None discovered thus far.

Program Notes

Swan Lake, Op. 20, is a ballet composed by Pyotr Ilyich Tchaikovsky in 1875–76. Despite its initial failure, it is now one of the most popular of all ballets.

The scenario, initially in two acts, was fashioned from Russian and German folk tales and tells the story of Odette, a princess turned into a swan by an evil sorcerer's curse. The ballet was premiered by the Bolshoi Ballet on 4 March [O.S. 20 February] 1877 at the Bolshoi Theatre in Moscow.

In Act I, set in a magnificent park before a palace, Prince Siegfried is celebrating his birthday with his tutor, friends and peasants. The revelries are interrupted by Siegfried's mother, the Queen, who is concerned about her son's carefree lifestyle. She tells him that he must choose a bride at the royal ball the following evening. Siegfried is upset that he cannot marry for love. His friend Benno and the tutor try to lift his troubled mood. As evening falls, Benno sees a flock of swans flying overhead and suggests they go on a hunt. Siegfried and his friends take their crossbows and set off in pursuit of the swans.

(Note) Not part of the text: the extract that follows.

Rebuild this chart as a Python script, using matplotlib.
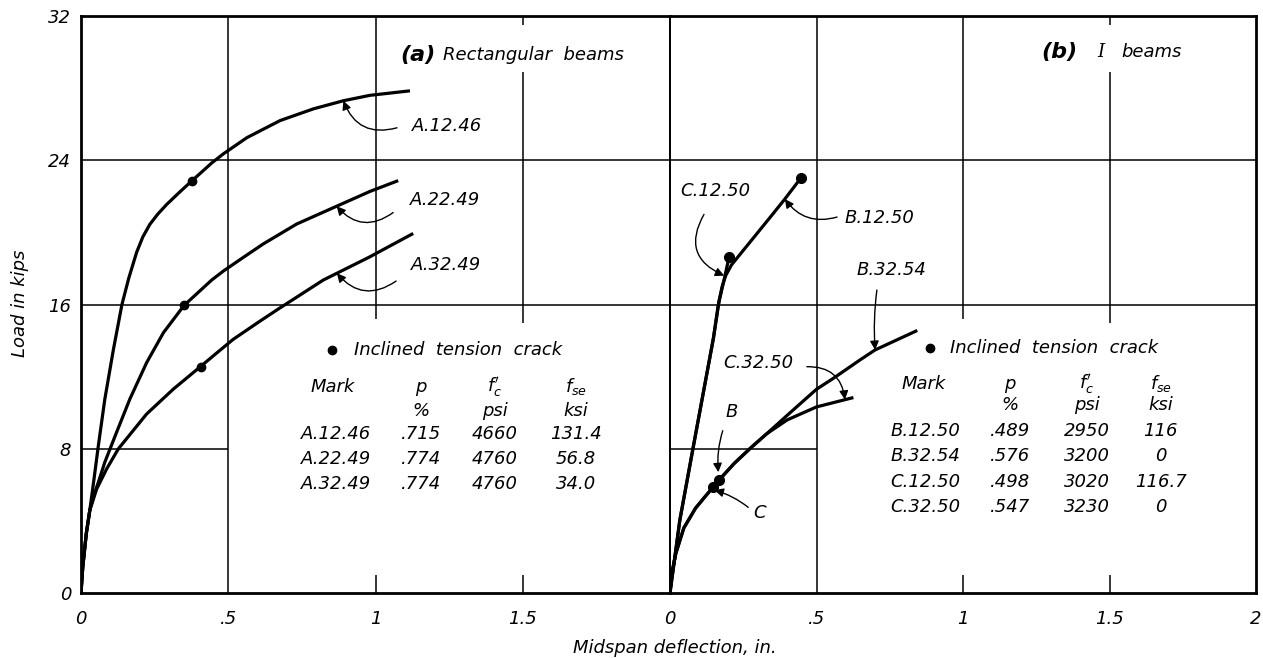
import numpy as np
import matplotlib
matplotlib.use("Agg")
import matplotlib.pyplot as plt

plt.rcParams['font.family'] = ['DejaVu Sans']
plt.rcParams['font.style'] = 'italic'
plt.rcParams['mathtext.fontset'] = 'dejavusans'

# ---------------- data (deflection in., load kips) ----------------
a1246_x = [0, 0.006, 0.018, 0.03, 0.044, 0.059, 0.081, 0.11, 0.139, 0.162, 0.189, 0.21, 0.234, 0.26, 0.291,
           0.336, 0.376, 0.444, 0.483, 0.563, 0.676, 0.789, 0.891, 0.981, 1.117]
a1246_y = [0, 1.45, 3.3, 4.6, 6.3, 8.18, 10.76, 13.5, 16.0, 17.45, 18.9, 19.75, 20.45, 21.0, 21.55,
           22.25, 22.85, 23.85, 24.35, 25.25, 26.2, 26.85, 27.3, 27.6, 27.85]
a2249_x = [0, 0.006, 0.018, 0.03, 0.045, 0.059, 0.081, 0.121, 0.166, 0.223, 0.28, 0.35, 0.444, 0.483, 0.55,
           0.619, 0.732, 0.868, 0.981, 1.077]
a2249_y = [0, 1.45, 3.3, 4.6, 5.5, 6.14, 7.26, 8.92, 10.76, 12.78, 14.44, 15.95, 17.36, 17.85, 18.6,
           19.36, 20.46, 21.45, 22.27, 22.87]
a3249_x = [0, 0.006, 0.018, 0.03, 0.04, 0.053, 0.087, 0.127, 0.223, 0.313, 0.406, 0.46, 0.517, 0.608, 0.67,
           0.823, 0.978, 1.128]
a3249_y = [0, 1.45, 3.3, 4.6, 5.1, 5.76, 6.88, 8.0, 9.93, 11.3, 12.56, 13.3, 14.07, 15.08, 15.75,
           17.36, 18.62, 19.94]

b1250_x = [0, 0.034, 0.0785, 0.148, 0.168, 0.178, 0.19, 0.21, 0.25, 0.3, 0.35, 0.392, 0.446]
b1250_y = [0, 4.07, 8.0, 14.13, 16.24, 17.0, 17.6, 18.2, 19.0, 20.0, 21.0, 21.85, 23.0]
c1250_x = [0, 0.033, 0.078, 0.148, 0.165, 0.185, 0.202]
c1250_y = [0, 4.0, 8.0, 14.1, 16.0, 17.4, 18.66]
b3254_x = [0, 0.005, 0.02, 0.047, 0.087, 0.12, 0.147, 0.167, 0.22, 0.279, 0.33, 0.41, 0.5, 0.557, 0.648, 0.70, 0.844]
b3254_y = [0, 1.0, 2.2, 3.6, 4.7, 5.35, 5.87, 6.26, 7.2, 8.1, 8.83, 10.0, 11.3, 11.9, 12.92, 13.48, 14.56]
c3250_x = [0, 0.005, 0.02, 0.047, 0.087, 0.12, 0.147, 0.167, 0.22, 0.279, 0.33, 0.4, 0.5, 0.626]
c3250_y = [0, 1.0, 2.2, 3.6, 4.7, 5.35, 5.87, 6.26, 7.2, 8.1, 8.83, 9.6, 10.32, 10.84]

# inclined tension crack points
crack_a_x = [0.376, 0.35, 0.406]
crack_a_y = [22.85, 15.95, 12.56]
crack_b_x = [0.446, 0.202, 0.167, 0.147]
crack_b_y = [23.0, 18.66, 6.26, 5.87]

# tables
tab_a_rows = [["A.12.46", ".715", "4660", "131.4"],
              ["A.22.49", ".774", "4760", "56.8"],
              ["A.32.49", ".774", "4760", "34.0"]]
tab_b_rows = [["B.12.50", ".489", "2950", "116"],
              ["B.32.54", ".576", "3200", "0"],
              ["C.12.50", ".498", "3020", "116.7"],
              ["C.32.50", ".547", "3230", "0"]]

y_ticks = [0, 8, 16, 24, 32]
x_ticks_a = [0, 0.5, 1, 1.5]
x_labels_a = ["0", ".5", "1", "1.5"]
x_ticks_b = [0, 0.5, 1, 1.5, 2]
x_labels_b = ["0", ".5", "1", "1.5", "2"]

# ---------------- figure ----------------
W, H = 1263, 658
fig = plt.figure(figsize=(W / 100, H / 100), dpi=100)
x0, x1, x2 = 81, 670, 1256
ybot, ytop = 593, 16
ax1 = fig.add_axes([x0 / W, (H - ybot) / H, (x1 - x0) / W, (ybot - ytop) / H])
ax2 = fig.add_axes([x1 / W, (H - ybot) / H, (x2 - x1) / W, (ybot - ytop) / H])

FS = 13
LW_CURVE = 2.3
LW_GRID = 1.1
K = 'black'

for ax, xt, xl in [(ax1, x_ticks_a, x_labels_a), (ax2, x_ticks_b, x_labels_b)]:
    ax.set_xlim(0, 2)
    ax.set_ylim(0, 32)
    ax.set_xticks(xt)
    ax.set_xticklabels(xl)
    ax.tick_params(axis='x', length=0, labelsize=FS, pad=12)
    ax.tick_params(axis='y', length=0, labelsize=FS, pad=7)
    for s in ax.spines.values():
        s.set_linewidth(2.0)
    # grid segments
    ax.hlines([24, 16], 0, 2, color=K, lw=LW_GRID)
    ax.hlines([8], 0, 0.5, color=K, lw=LW_GRID)
    ax.vlines([0.5], 0, 32, color=K, lw=LW_GRID)
    ax.vlines([1.0, 1.5], 0, 1.0, color=K, lw=LW_GRID)
    ax.vlines([1.0], 15.2, 32, color=K, lw=LW_GRID)
    ax.vlines([1.5], 15.0, 28.9, color=K, lw=LW_GRID)
    ax.vlines([1.5], 31.5, 32, color=K, lw=LW_GRID)

ax1.set_yticks(y_ticks)
ax1.set_yticklabels([str(v) for v in y_ticks])
ax2.set_yticks([])
ax2.spines['left'].set_linewidth(1.4)
ax1.spines['right'].set_linewidth(1.4)

# curves
for xs, ys in [(a1246_x, a1246_y), (a2249_x, a2249_y), (a3249_x, a3249_y)]:
    ax1.plot(xs, ys, color=K, lw=LW_CURVE, solid_capstyle='butt', solid_joinstyle='round')
for xs, ys in [(b1250_x, b1250_y), (c1250_x, c1250_y), (b3254_x, b3254_y), (c3250_x, c3250_y)]:
    ax2.plot(xs, ys, color=K, lw=LW_CURVE, solid_capstyle='butt', solid_joinstyle='round')
ax1.plot(crack_a_x, crack_a_y, 'o', color=K, ms=6, zorder=5)
ax2.plot(crack_b_x, crack_b_y, 'o', color=K, ms=7, zorder=5)

# annotations
def lead(ax, label, txy, tip, tail, rad, ha='left', va='center'):
    ax.text(txy[0], txy[1], label, fontsize=FS, ha=ha, va=va)
    ax.annotate('', xy=tip, xytext=tail,
                arrowprops=dict(arrowstyle='-|>', color=K, lw=1.0, mutation_scale=13,
                                shrinkA=0, shrinkB=0, connectionstyle='arc3,rad=%s' % rad))

lead(ax1, 'A.12.46', (1.124, 25.9), (0.891, float(np.interp(0.891, a1246_x, a1246_y))), (1.073, 25.8), -0.45)
lead(ax1, 'A.22.49', (1.117, 21.8), (0.868, float(np.interp(0.868, a2249_x, a2249_y))), (1.06, 21.1), -0.45)
lead(ax1, 'A.32.49', (1.12, 18.2), (0.869, float(np.interp(0.869, a3249_x, a3249_y))), (1.07, 17.3), -0.45)

lead(ax2, 'B.12.50', (0.597, 20.8), (0.392, float(np.interp(0.392, b1250_x, b1250_y))), (0.57, 20.85), -0.35)
lead(ax2, 'C.12.50', (0.154, 22.3), (0.185, 17.6), (0.116, 21.0), 0.55, ha='center')
lead(ax2, 'B.32.54', (0.755, 17.93), (0.70, float(np.interp(0.70, b3254_x, b3254_y))), (0.706, 16.8), 0.05, ha='center')
lead(ax2, 'C.32.50', (0.301, 12.75), (0.597, float(np.interp(0.597, c3250_x, c3250_y))), (0.467, 12.55), -0.45, ha='center')
lead(ax2, 'B', (0.21, 10.05), (0.165, 6.7), (0.18, 9.0), 0.1, ha='center')
lead(ax2, 'C', (0.307, 4.45), (0.152, 5.7), (0.267, 4.75), 0.1, ha='center')

# titles
ax1.text(1.083, 29.85, '(a)', fontsize=16, fontweight='bold', va='center')
ax1.text(1.23, 29.85, 'Rectangular  beams', fontsize=FS, va='center')
ax2.text(1.266, 30.0, '(b)', fontsize=16, fontweight='bold', va='center')
ax2.text(1.457, 30.0, 'I', fontsize=FS, family='DejaVu Serif', va='center')
ax2.text(1.539, 30.0, 'beams', fontsize=FS, va='center')

# legend + tables
def table(ax, x_mark, x_hmark, x_p, x_fc, x_fse, y_leg, x_dot, x_legtxt, y_h1, y_h2, row_ys, rows):
    ax.plot([x_dot], [y_leg], 'o', color=K, ms=6)
    ax.text(x_legtxt, y_leg, 'Inclined  tension  crack', fontsize=FS, va='center')
    ax.text(x_hmark, y_h1, 'Mark', fontsize=FS, va='center')
    ax.text(x_p, y_h1, 'p', fontsize=FS, va='center', ha='center')
    ax.text(x_p, y_h2, '%', fontsize=FS, va='center', ha='center')
    ax.text(x_fc, y_h1, r"$f_c'$", fontsize=FS, va='center', ha='center')
    ax.text(x_fc, y_h2, 'psi', fontsize=FS, va='center', ha='center')
    ax.text(x_fse, y_h1, r"$f_{se}$", fontsize=FS, va='center', ha='center')
    ax.text(x_fse, y_h2, 'ksi', fontsize=FS, va='center', ha='center')
    for yy, r in zip(row_ys, rows):
        ax.text(x_mark, yy, r[0], fontsize=FS, va='center')
        ax.text(x_p, yy, r[1], fontsize=FS, va='center', ha='center')
        ax.text(x_fc, yy, r[2], fontsize=FS, va='center', ha='center')
        ax.text(x_fse, yy, r[3], fontsize=FS, va='center', ha='center')

table(ax1, 0.747, 0.78, 1.155, 1.405, 1.68, 13.46, 0.852, 0.927, 11.45, 10.1,
      [8.83, 7.43, 6.03], tab_a_rows)
table(ax2, 0.751, 0.79, 1.16, 1.423, 1.675, 13.58, 0.887, 0.956, 11.6, 10.45,
      [8.99, 7.6, 6.15, 4.75], tab_b_rows)

fig.text(20 / W, 1 - 303 / H, 'Load in kips', rotation=90, fontsize=FS, ha='center', va='center')
fig.text(675 / W, 1 - 648 / H, 'Midspan deflection, in.', fontsize=FS, ha='center', va='center')

fig.savefig('out.png', dpi=100, facecolor='white')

- Program Note from Wikipedia

In the late 19th century, ballet scores were mostly written by specialists. These specialists -- names like Léo Delibes of Lakmé’s Flower Duet fame, and Adolphe Adam of O Holy Night fame -- were synonymous with beautiful, recognizable, and seemingly endless melodies. They were also frequently derided as basic. It wasn’t until receiving a commission from the Moscow Imperial Theatre in 1875 that Tchaikovsky began studying the work of these specialists and changed his mind. “I listened to the Delibes ballet Sylvia,” he wrote to protege Sergei Tanayev. “...what charm, what elegance, what wealth of melody, rhythm, and harmony. I was ashamed, for if I had known of this music then, I would not have written Swan Lake.”

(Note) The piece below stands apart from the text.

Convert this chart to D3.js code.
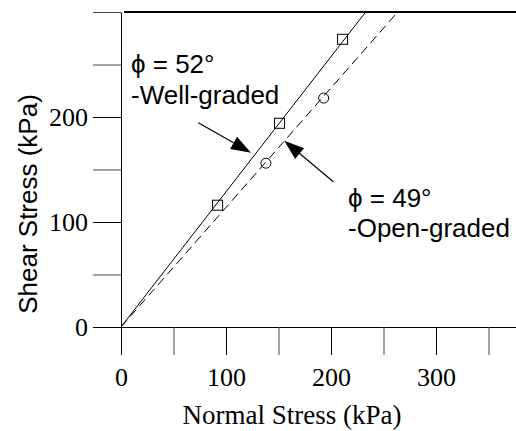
<!DOCTYPE html>
<html>
<head>
<meta charset="utf-8">
<script src="https://cdn.jsdelivr.net/npm/d3@7"></script>
<style>
  html, body { margin: 0; padding: 0; background: #fff; }
  svg { display: block; }
  .serif { font-family: 'Liberation Serif', 'Times New Roman', Times, serif !important; }
</style>
</head>
<body>
<svg id="chart" width="516" height="431"></svg>
<script>
// ---- data ----
const wellGradedX = [92, 151, 211];
const wellGradedY = [116, 194, 274];
const openGradedX = [138, 193];
const openGradedY = [156, 218];
// failure envelopes (through origin, to top of plot)
const wellLineX = [0, 233];
const wellLineY = [0, 300];
const openLineX = [0, 263.5];
const openLineY = [0, 300];
const xTicks = [0, 50, 100, 150, 200, 250, 300, 350];
const yTicks = [0, 50, 100, 150, 200, 250, 300];
const xTickLabels = ["0", "", "100", "", "200", "", "300", ""];
const yTickLabels = ["0", "", "100", "", "200", "", ""];
const xTitle = "Normal Stress (kPa)";
const yTitle = "Shear Stress (kPa)";
const label1 = ["\u03D5 = 52\u00B0", "-Well-graded"];
const label2 = ["\u03D5 = 49\u00B0", "-Open-graded"];

const W = 516, H = 431;
const svg = d3.select("#chart");
const serif = "'Liberation Serif', 'Times New Roman', Times, serif";
const sans = "'Liberation Sans', Arial, Helvetica, sans-serif";

const x0 = 121, y0 = 327, pxPerUnit = 1.05;
const x = d3.scaleLinear().domain([0, (W - x0) / pxPerUnit]).range([x0, W]);
const y = d3.scaleLinear().domain([0, 300]).range([y0, y0 - 300 * pxPerUnit]);

// X axis
const xAxis = d3.axisBottom(x)
  .tickValues(xTicks)
  .tickSize(28)
  .tickSizeOuter(0)
  .tickPadding(13)
  .tickFormat((d, i) => xTickLabels[i]);
const gx = svg.append("g").attr("transform", `translate(0,${y0})`).call(xAxis);
gx.attr("font-family", serif).attr("font-size", 26);
gx.selectAll("text").attr("class", "serif").style("font-size", "26px").attr("fill", "#000");
gx.selectAll("line, path").attr("stroke", "#000");
gx.selectAll(".tick line").attr("stroke", (d, i) => xTickLabels[i] === "" ? "#444" : "#000");

// Y axis
const yAxis = d3.axisLeft(y)
  .tickValues(yTicks)
  .tickSize(28)
  .tickSizeOuter(0)
  .tickPadding(5)
  .tickFormat((d, i) => yTickLabels[i]);
const gy = svg.append("g").attr("transform", `translate(${x0},0)`).call(yAxis);
gy.attr("font-family", serif).attr("font-size", 26);
gy.selectAll("text").attr("class", "serif").style("font-size", "26px").attr("fill", "#000");
gy.selectAll("line, path").attr("stroke", "#000");
gy.selectAll(".tick line").attr("stroke", (d, i) => yTickLabels[i] === "" ? "#444" : "#000");

// Top frame line
svg.append("line")
  .attr("x1", x(0) + 3).attr("x2", W)
  .attr("y1", y(300)).attr("y2", y(300))
  .attr("stroke", "#000").attr("stroke-width", 2);

// Titles
svg.append("text")
  .attr("x", 292).attr("y", 424)
  .attr("text-anchor", "middle")
  .attr("class", "serif").style("font-size", "27px")
  .text(xTitle);
svg.append("text")
  .attr("transform", `translate(37,204) rotate(-90)`)
  .attr("text-anchor", "middle")
  .attr("font-family", sans).attr("font-size", 26)
  .text(yTitle);

// Envelope lines
const lineGen = d3.line().x(d => x(d[0])).y(d => y(d[1]));
svg.append("path")
  .datum(wellLineX.map((v, i) => [v, wellLineY[i]]))
  .attr("d", lineGen).attr("fill", "none").attr("stroke", "#000").attr("stroke-width", 1);
svg.append("path")
  .datum(openLineX.map((v, i) => [v, openLineY[i]]))
  .attr("d", lineGen).attr("fill", "none").attr("stroke", "#000").attr("stroke-width", 1)
  .attr("stroke-dasharray", "9,5");

// Markers
const sq = 10;
svg.selectAll("rect.well")
  .data(wellGradedX.map((v, i) => [v, wellGradedY[i]]))
  .join("rect").attr("class", "well")
  .attr("x", d => x(d[0]) - sq / 2).attr("y", d => y(d[1]) - sq / 2)
  .attr("width", sq).attr("height", sq)
  .attr("fill", "none").attr("stroke", "#000").attr("stroke-width", 1);
svg.selectAll("circle.open")
  .data(openGradedX.map((v, i) => [v, openGradedY[i]]))
  .join("circle").attr("class", "open")
  .attr("cx", d => x(d[0])).attr("cy", d => y(d[1])).attr("r", 5)
  .attr("fill", "none").attr("stroke", "#000").attr("stroke-width", 1);

// Annotations
function addLabel(lines, px, py, gap) {
  const t = svg.append("text").attr("font-family", sans).attr("font-size", 26).attr("fill", "#000");
  lines.forEach((s, i) => {
    t.append("tspan").attr("x", px).attr("y", py + i * gap).text(s);
  });
}
addLabel(label1, x(9.5), y(241.5), 31);
addLabel(label2, x(216.2), y(114.3), 30);

function arrow(xs, ys, xt, yt) {
  const x1 = x(xs), y1 = y(ys), x2 = x(xt), y2 = y(yt);
  const ang = Math.atan2(y2 - y1, x2 - x1);
  const L = 20, hw = 7;
  const bx = x2 - L * Math.cos(ang), by = y2 - L * Math.sin(ang);
  svg.append("line").attr("x1", x1).attr("y1", y1).attr("x2", bx).attr("y2", by)
    .attr("stroke", "#000").attr("stroke-width", 1.2);
  const p1 = [bx + hw * Math.sin(ang), by - hw * Math.cos(ang)];
  const p2 = [bx - hw * Math.sin(ang), by + hw * Math.cos(ang)];
  svg.append("path").attr("d", `M${x2},${y2}L${p1[0]},${p1[1]}L${p2[0]},${p2[1]}Z`)
    .attr("fill", "#000");
}
arrow(73.6, 194.6, 123.8, 166.0);
arrow(202.2, 138.4, 155.5, 177.4);
</script>
</body>
</html>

He completed Swan Lake in a matter of months, telling a story whose origins are still unclear, of a princess who is turned into a swan by an evil curse. At its premiere, critics complained that the music was “too noisy, too ‘Wagnerian,’ and too symphonic,” but the work has stood the test of time to be one of the most frequently produced ballets of all time.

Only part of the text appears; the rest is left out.